The national minimum wage is established by the Government each year, and for 2015 it is € 9.080 per year (€ 648.60 per month). The employee has the right to receive two extraordinary payments, one in Christmas and the other at the time to be negotiated with the company. The minimum salary includes these two extra wages.
The maximum working hours are those agreed in the collective bargaining agreements, but in general, the maximum is 40 hours per week. Between the end of one working day and the beginning of the next working day must mediate twelve hours.
The time worked in excess over the 40 hours per week will be considered overtime. The amount of overtime may not exceed 80 hours per year. Overtime will be voluntary in general.
The Statute of Employees considers as night work the work realized between 10 pm and 6 am. The employer who resorts regularly to this kind of work has to inform to the labor authority.
Weekly rest, holiday
The employees have the right for a weekly rest period of one day and a half, this time has to be uninterrupted, and as a general rule it shall include the Saturday evening or Monday morning and the whole Sunday.
The bank holidays cannot exceed the number of fourteen days per year including local holidays.
The employee, with prior notice and justification, may be absent from the work, with the right of remuneration, under the reasons established in the Statute of Employees, for e.g.: marriage, birth of a child, change of domicile.
The annual period of paid holidays will be, at least, 30 calendar days.
Special labour relationships for senior management personnel
The employees who are empowered to represent the company and in connection with the general objectives of the same, with autonomy and full responsibility are considered as senior management personnel.
The special relationship of the senior management personnel is based on the mutual confidence of the Parties.
The contract shall be made in writing and shall contain as a minimum:
- Identification of the Parties.
- The purpose of the contract.
- The agreed compensation, specifying, if it is the case, the amount in money or in in kind.
- The term of the contract.
This contract may be entered into for a trial period, but for not more than nine months. If the trial period has expired with no abandonment, the contract will produce full effect.
The Parties are free to agree the term of the contract but if they do not agree a specific term it shall be deemed as an indefinite contract.
The employee cannot conclude other contracts with other companies, unless expressly authorization of the employer.
The non- competition clauses, which cannot be for more than two years, shall be valid only if they comply with the requirements set forth at the RD 1382/1985.
- Termination by decision of the senior executive.
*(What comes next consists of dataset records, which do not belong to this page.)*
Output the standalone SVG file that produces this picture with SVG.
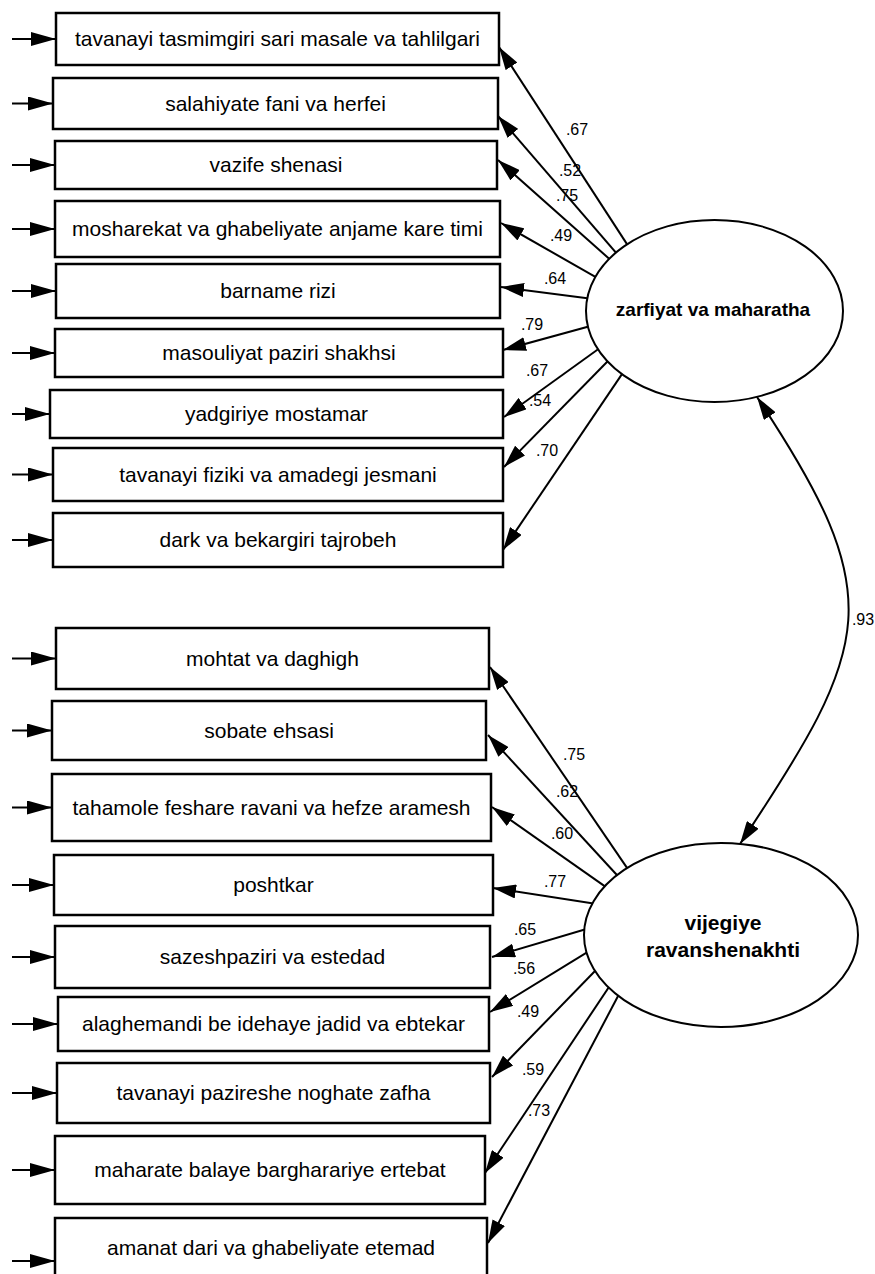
<svg xmlns="http://www.w3.org/2000/svg" width="875" height="1274" viewBox="0 0 875 1274">
<style>
.box{fill:#fff;stroke:#000;stroke-width:2.5}
.lat{fill:#fff;stroke:#000;stroke-width:2}
.bt{font-family:"Liberation Sans",Arial,sans-serif;font-size:21px;fill:#000;text-anchor:middle}
.lt{font-family:"Liberation Sans",Arial,sans-serif;font-weight:bold;fill:#000;text-anchor:middle}
.lb{font-family:"Liberation Sans",Arial,sans-serif;font-size:16px;fill:#000;text-anchor:middle}
.ln{stroke:#000;stroke-width:2;fill:none;marker-end:url(#ah)}
.er{stroke:#000;stroke-width:2;fill:none;marker-end:url(#eh)}
</style>
<defs>
<marker id="ah" markerUnits="userSpaceOnUse" markerWidth="23" markerHeight="14" refX="23" refY="7" orient="auto-start-reverse" viewBox="0 0 23 14"><path d="M0,0 L23,7 L0,14 z" fill="#000"/></marker>
<marker id="eh" markerUnits="userSpaceOnUse" markerWidth="25" markerHeight="14" refX="25" refY="7" orient="auto" viewBox="0 0 25 14"><path d="M0,0 L25,7 L0,14 z" fill="#000"/></marker>
</defs>
<rect width="875" height="1274" fill="#fff"/>
<g id="connectors">
<line class="er" x1="12" y1="39" x2="56" y2="39"/>
<line class="er" x1="12" y1="103.5" x2="53" y2="103.5"/>
<line class="er" x1="12" y1="165" x2="55" y2="165"/>
<line class="er" x1="12" y1="229" x2="55" y2="229"/>
<line class="er" x1="12" y1="291" x2="56" y2="291"/>
<line class="er" x1="12" y1="353" x2="55" y2="353"/>
<line class="er" x1="12" y1="414" x2="50" y2="414"/>
<line class="er" x1="12" y1="474.5" x2="53" y2="474.5"/>
<line class="er" x1="12" y1="540" x2="53" y2="540"/>
<line class="er" x1="12" y1="658.5" x2="56" y2="658.5"/>
<line class="er" x1="12" y1="730.5" x2="52" y2="730.5"/>
<line class="er" x1="12" y1="807.5" x2="52" y2="807.5"/>
<line class="er" x1="12" y1="885" x2="54" y2="885"/>
<line class="er" x1="12" y1="957" x2="55" y2="957"/>
<line class="er" x1="12" y1="1024" x2="58" y2="1024"/>
<line class="er" x1="12" y1="1093" x2="57" y2="1093"/>
<line class="er" x1="12" y1="1170" x2="55" y2="1170"/>
<line class="er" x1="12" y1="1261" x2="55" y2="1261"/>
<line class="ln" x1="631.2" y1="250.6" x2="499" y2="47"/>
<line class="ln" x1="621.8" y1="259.4" x2="498" y2="116"/>
<line class="ln" x1="616.2" y1="265" x2="498" y2="160"/>
<line class="ln" x1="605" y1="282.4" x2="501" y2="223"/>
<line class="ln" x1="600.9" y1="299.9" x2="501" y2="287"/>
<line class="ln" x1="601.5" y1="323" x2="503" y2="350"/>
<line class="ln" x1="609.2" y1="341.2" x2="504" y2="417"/>
<line class="ln" x1="617.5" y1="351.3" x2="504" y2="467"/>
<line class="ln" x1="628.4" y1="364.6" x2="503" y2="550"/>
<line class="ln" x1="633.5" y1="877.4" x2="490" y2="667"/>
<line class="ln" x1="625.2" y1="884" x2="488" y2="735"/>
<line class="ln" x1="615.3" y1="893.6" x2="492" y2="807"/>
<line class="ln" x1="604.8" y1="905.3" x2="493" y2="888"/>
<line class="ln" x1="597.4" y1="925.7" x2="492" y2="957"/>
<line class="ln" x1="598.8" y1="945.1" x2="490" y2="1012"/>
<line class="ln" x1="603.5" y1="962.2" x2="492" y2="1077"/>
<line class="ln" x1="615.3" y1="977.5" x2="485" y2="1173"/>
<line class="ln" x1="624" y1="984.7" x2="488" y2="1243"/>
<path d="M757,397 C890,597 873,644 740,844" stroke="#000" stroke-width="2" fill="none" marker-start="url(#ah)" marker-end="url(#ah)"/>
<text class="lb" x="577" y="135">.67</text>
<text class="lb" x="570" y="176">.52</text>
<text class="lb" x="567" y="201">.75</text>
<text class="lb" x="561" y="241">.49</text>
<text class="lb" x="555" y="284">.64</text>
<text class="lb" x="532" y="330">.79</text>
<text class="lb" x="537" y="376">.67</text>
<text class="lb" x="540" y="406">.54</text>
<text class="lb" x="547" y="456">.70</text>
<text class="lb" x="574" y="760">.75</text>
<text class="lb" x="567" y="797">.62</text>
<text class="lb" x="562" y="839">.60</text>
<text class="lb" x="555" y="887">.77</text>
<text class="lb" x="525" y="935">.65</text>
<text class="lb" x="524" y="974">.56</text>
<text class="lb" x="528" y="1017">.49</text>
<text class="lb" x="533" y="1075">.59</text>
<text class="lb" x="539" y="1116">.73</text>
<text class="lb" x="863" y="625">.93</text>
</g>
<g id="n1"><rect class="box" x="56" y="13" width="443" height="52"/><text class="bt" x="277.5" y="46">tavanayi tasmimgiri sari masale va tahlilgari</text></g>
<g id="n2"><rect class="box" x="53" y="78" width="445" height="51"/><text class="bt" x="275.5" y="110.5">salahiyate fani va herfei</text></g>
<g id="n3"><rect class="box" x="55" y="141" width="442" height="48"/><text class="bt" x="276" y="172">vazife shenasi</text></g>
<g id="n4"><rect class="box" x="55" y="201" width="445" height="56"/><text class="bt" x="277.5" y="236">mosharekat va ghabeliyate anjame kare timi</text></g>
<g id="n5"><rect class="box" x="56" y="264" width="444" height="54"/><text class="bt" x="278" y="298">barname rizi</text></g>
<g id="n6"><rect class="box" x="55" y="329" width="448" height="48"/><text class="bt" x="279" y="360">masouliyat paziri shakhsi</text></g>
<g id="n7"><rect class="box" x="50" y="390" width="453" height="48"/><text class="bt" x="276.5" y="421">yadgiriye mostamar</text></g>
<g id="n8"><rect class="box" x="53" y="448" width="450" height="53"/><text class="bt" x="278" y="481.5">tavanayi fiziki va amadegi jesmani</text></g>
<g id="n9"><rect class="box" x="53" y="513" width="450" height="54"/><text class="bt" x="278" y="547">dark va bekargiri tajrobeh</text></g>
<g id="n10"><rect class="box" x="56" y="628" width="433" height="61"/><text class="bt" x="272.5" y="665.5">mohtat va daghigh</text></g>
<g id="n11"><rect class="box" x="52" y="701" width="434" height="59"/><text class="bt" x="269" y="737.5">sobate ehsasi</text></g>
<g id="n12"><rect class="box" x="52" y="774" width="439" height="67"/><text class="bt" x="271.5" y="814.5">tahamole feshare ravani va hefze aramesh</text></g>
<g id="n13"><rect class="box" x="54" y="855" width="439" height="60"/><text class="bt" x="273.5" y="892">poshtkar</text></g>
<g id="n14"><rect class="box" x="55" y="926" width="435" height="62"/><text class="bt" x="272.5" y="964">sazeshpaziri va estedad</text></g>
<g id="n15"><rect class="box" x="58" y="997" width="431" height="54"/><text class="bt" x="273.5" y="1031">alaghemandi be idehaye jadid va ebtekar</text></g>
<g id="n16"><rect class="box" x="57" y="1063" width="433" height="60"/><text class="bt" x="273.5" y="1100">tavanayi pazireshe noghate zafha</text></g>
<g id="n17"><rect class="box" x="55" y="1136" width="430" height="68"/><text class="bt" x="270" y="1177">maharate balaye bargharariye ertebat</text></g>
<g id="n18"><rect class="box" x="55" y="1218" width="432" height="64"/><text class="bt" x="271" y="1255">amanat dari va ghabeliyate etemad</text></g>
<g id="f1"><ellipse class="lat" cx="714.5" cy="311" rx="128.5" ry="91"/><text class="lt" x="713" y="316" font-size="19">zarfiyat va maharatha</text></g>
<g id="f2"><ellipse class="lat" cx="721" cy="935" rx="137" ry="92"/><text class="lt" x="723" y="930" font-size="21">vijegiye</text><text class="lt" x="723" y="957" font-size="21">ravanshenakhti</text></g>
</svg>
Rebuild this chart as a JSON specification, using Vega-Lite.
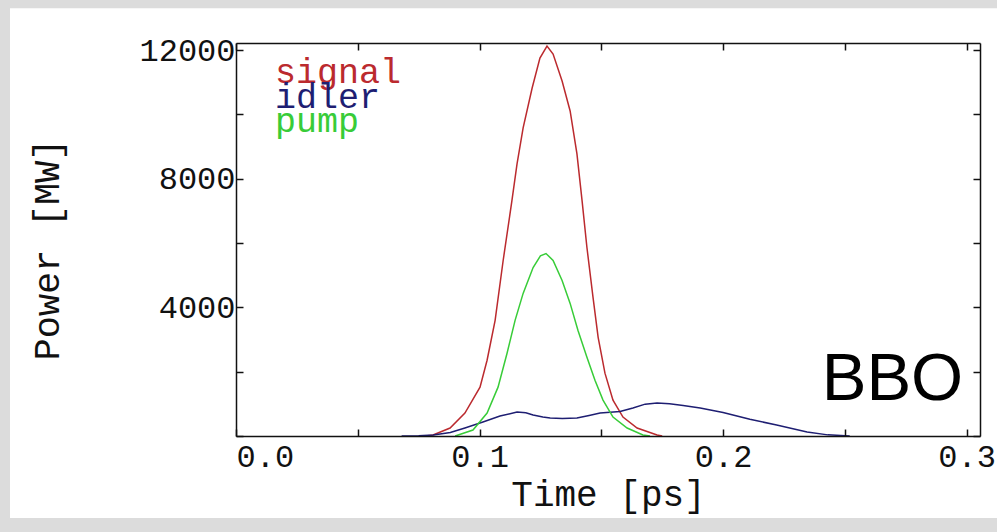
{
  "$schema": "https://vega.github.io/schema/vega-lite/v6.json",
  "width": 744,
  "height": 393,
  "autosize": "none",
  "padding": {"left": 236, "top": 43, "right": 17, "bottom": 96},
  "background": "#dcdcdc",
  "config": {
    "view": {"stroke": null},
    "axis": {
      "domainColor": "#111111",
      "domainWidth": 1.5,
      "tickColor": "#111111",
      "tickWidth": 1.5,
      "tickSize": -7,
      "grid": false,
      "labelFont": "Liberation Mono",
      "labelFontSize": 32,
      "labelColor": "#111111",
      "labelOverlap": false,
      "labelBound": false,
      "titleFont": "Liberation Mono",
      "titleFontWeight": "normal",
      "titleColor": "#111111"
    }
  },
  "datasets": {
    "curves": [
      {"series": "signal", "t": 0.078, "p": 0},
      {"series": "signal", "t": 0.0809, "p": 31},
      {"series": "signal", "t": 0.0879, "p": 248},
      {"series": "signal", "t": 0.094, "p": 713},
      {"series": "signal", "t": 0.1002, "p": 1519},
      {"series": "signal", "t": 0.1031, "p": 2356},
      {"series": "signal", "t": 0.1064, "p": 3596},
      {"series": "signal", "t": 0.1097, "p": 5456},
      {"series": "signal", "t": 0.1133, "p": 7316},
      {"series": "signal", "t": 0.1154, "p": 8463},
      {"series": "signal", "t": 0.1179, "p": 9579},
      {"series": "signal", "t": 0.1216, "p": 10819},
      {"series": "signal", "t": 0.1248, "p": 11749},
      {"series": "signal", "t": 0.1277, "p": 12120},
      {"series": "signal", "t": 0.1302, "p": 11873},
      {"series": "signal", "t": 0.1339, "p": 11036},
      {"series": "signal", "t": 0.1372, "p": 10106},
      {"series": "signal", "t": 0.14, "p": 8773},
      {"series": "signal", "t": 0.1421, "p": 7316},
      {"series": "signal", "t": 0.1441, "p": 5859},
      {"series": "signal", "t": 0.1466, "p": 4309},
      {"series": "signal", "t": 0.1487, "p": 3069},
      {"series": "signal", "t": 0.1515, "p": 1953},
      {"series": "signal", "t": 0.1548, "p": 1116},
      {"series": "signal", "t": 0.1589, "p": 589},
      {"series": "signal", "t": 0.1647, "p": 248},
      {"series": "signal", "t": 0.1729, "p": 31},
      {"series": "signal", "t": 0.175, "p": 0},
      {"series": "idler", "t": 0.068, "p": 0},
      {"series": "idler", "t": 0.075, "p": 5},
      {"series": "idler", "t": 0.081, "p": 31},
      {"series": "idler", "t": 0.088, "p": 110},
      {"series": "idler", "t": 0.094, "p": 250},
      {"series": "idler", "t": 0.1014, "p": 434},
      {"series": "idler", "t": 0.1084, "p": 620},
      {"series": "idler", "t": 0.1154, "p": 744},
      {"series": "idler", "t": 0.119, "p": 720},
      {"series": "idler", "t": 0.122, "p": 651},
      {"series": "idler", "t": 0.126, "p": 590},
      {"series": "idler", "t": 0.129, "p": 558},
      {"series": "idler", "t": 0.134, "p": 545},
      {"series": "idler", "t": 0.14, "p": 558},
      {"series": "idler", "t": 0.145, "p": 640},
      {"series": "idler", "t": 0.1495, "p": 713},
      {"series": "idler", "t": 0.1577, "p": 760},
      {"series": "idler", "t": 0.163, "p": 870},
      {"series": "idler", "t": 0.168, "p": 990},
      {"series": "idler", "t": 0.1729, "p": 1023},
      {"series": "idler", "t": 0.178, "p": 1000},
      {"series": "idler", "t": 0.1836, "p": 950},
      {"series": "idler", "t": 0.1906, "p": 868},
      {"series": "idler", "t": 0.2, "p": 730},
      {"series": "idler", "t": 0.211, "p": 520},
      {"series": "idler", "t": 0.222, "p": 341},
      {"series": "idler", "t": 0.2345, "p": 124},
      {"series": "idler", "t": 0.243, "p": 35},
      {"series": "idler", "t": 0.252, "p": 0},
      {"series": "pump", "t": 0.09, "p": 0},
      {"series": "pump", "t": 0.0973, "p": 186},
      {"series": "pump", "t": 0.1031, "p": 713},
      {"series": "pump", "t": 0.1076, "p": 1519},
      {"series": "pump", "t": 0.1113, "p": 2573},
      {"series": "pump", "t": 0.1146, "p": 3596},
      {"series": "pump", "t": 0.1179, "p": 4433},
      {"series": "pump", "t": 0.122, "p": 5239},
      {"series": "pump", "t": 0.125, "p": 5600},
      {"series": "pump", "t": 0.1273, "p": 5673},
      {"series": "pump", "t": 0.1302, "p": 5456},
      {"series": "pump", "t": 0.1339, "p": 4836},
      {"series": "pump", "t": 0.1372, "p": 4123},
      {"series": "pump", "t": 0.1404, "p": 3286},
      {"series": "pump", "t": 0.1441, "p": 2449},
      {"series": "pump", "t": 0.1474, "p": 1736},
      {"series": "pump", "t": 0.1507, "p": 1116},
      {"series": "pump", "t": 0.1548, "p": 589},
      {"series": "pump", "t": 0.1606, "p": 248},
      {"series": "pump", "t": 0.1671, "p": 31},
      {"series": "pump", "t": 0.17, "p": 0}
    ],
    "keys": [{"series": "signal"}, {"series": "idler"}, {"series": "pump"}],
    "note": [{"label": "BBO"}],
    "panel": [{"name": "panel"}]
  },
  "layer": [
    {
      "data": {"name": "panel"},
      "mark": {"type": "rect", "fill": "#ffffff", "stroke": null},
      "encoding": {
        "x": {"datum": -0.0928, "type": "quantitative", "axis": null, "scale": {"domain": [0, 0.3055], "nice": false, "zero": false}},
        "x2": {"datum": 0.32},
        "y": {"datum": -2550, "type": "quantitative", "axis": null, "scale": {"domain": [0, 12218], "nice": false, "zero": false}},
        "y2": {"datum": 13300}
      }
    },
    {
      "data": {"name": "curves"},
      "mark": {"type": "line", "strokeWidth": 1.5, "interpolate": "linear"},
      "encoding": {
        "x": {
          "field": "t", "type": "quantitative",
          "scale": {"domain": [0, 0.3055], "nice": false, "zero": false},
          "axis": {
            "orient": "bottom",
            "zindex": 2,
            "values": [0, 0.05, 0.1, 0.15, 0.2, 0.25, 0.3],
            "labelExpr": "(round(datum.value*100) % 10 == 0) ? format(datum.value, '.1f') : ''",
            "labelFlush": true,
            "labelPadding": 12,
            "title": "Time [ps]",
            "titleFontSize": 36,
            "titleBaseline": "alphabetic",
            "titleY": 69
          }
        },
        "y": {
          "field": "p", "type": "quantitative",
          "scale": {"domain": [0, 12218], "nice": false, "zero": false},
          "axis": {
            "orient": "left",
            "zindex": 2,
            "values": [0, 2000, 4000, 6000, 8000, 10000, 12000],
            "labelExpr": "(datum.value % 4000 == 0 && datum.value > 0) ? format(datum.value, 'd') : ''",
            "labelPadding": 8,
            "title": "Power [MW]",
            "titleFontSize": 37,
            "titleAngle": -90,
            "titleBaseline": "alphabetic",
            "titleAlign": "center",
            "titleX": -178,
            "titleY": 206
          }
        },
        "color": {
          "field": "series", "type": "nominal",
          "scale": {"domain": ["signal", "idler", "pump"], "range": ["#bb2a2e", "#1e1e72", "#38cc38"]},
          "legend": null
        }
      }
    },
    {
      "data": {"name": "keys"},
      "mark": {"type": "text", "font": "Liberation Mono", "fontSize": 35, "align": "left", "baseline": "alphabetic"},
      "encoding": {
        "text": {"field": "series"},
        "x": {"datum": 0.016, "type": "quantitative", "axis": null, "scale": {"domain": [0, 0.3055], "nice": false, "zero": false}},
        "y": {"field": "series", "type": "ordinal", "axis": null, "scale": {"type": "point", "domain": ["signal", "idler", "pump"], "range": [40, 89], "padding": 0}},
        "color": {"field": "series", "type": "nominal", "legend": null}
      }
    },
    {
      "data": {"name": "note"},
      "mark": {"type": "text", "font": "Liberation Sans", "fontSize": 67, "align": "right", "baseline": "alphabetic", "color": "#000000"},
      "encoding": {
        "text": {"field": "label"},
        "x": {
          "datum": 0.2986, "type": "quantitative",
          "scale": {"domain": [0, 0.3055], "nice": false, "zero": false},
          "axis": {"orient": "top", "zindex": 2, "values": [0, 0.05, 0.1, 0.15, 0.2, 0.25, 0.3], "labels": false, "title": null}
        },
        "y": {
          "datum": 1116, "type": "quantitative",
          "scale": {"domain": [0, 12218], "nice": false, "zero": false},
          "axis": {"orient": "right", "zindex": 2, "values": [0, 2000, 4000, 6000, 8000, 10000, 12000], "labels": false, "title": null}
        }
      }
    }
  ],
  "resolve": {"scale": {"y": "independent"}, "axis": {"x": "independent", "y": "independent"}}
}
- The contract shall cease by the will of the senior executive, with an advance notice of three months.
- Termination by decision of the Company.
The senior executive can be ceased with the right to obtain the agreed indemnities, and in the lack of agreement with the amount set out in RD 1382/1985 (seven days of salary in cash per worked year, with the limit of six months’ salary.
The Company must serve a minimum advanced notice of three months. In case of non-compliance with the advance notification, the senior executive shall have the right for a compensation equivalent to the salaries that he will not obtain during that period.
In the event of disciplinary dismissal, (provided that it is qualified as unfair by Court), the indemnity amount will be the figure agreed through the contract, or if not agreed the equivalent to twenty days of salary per worked year, with the limit of twelve months salary.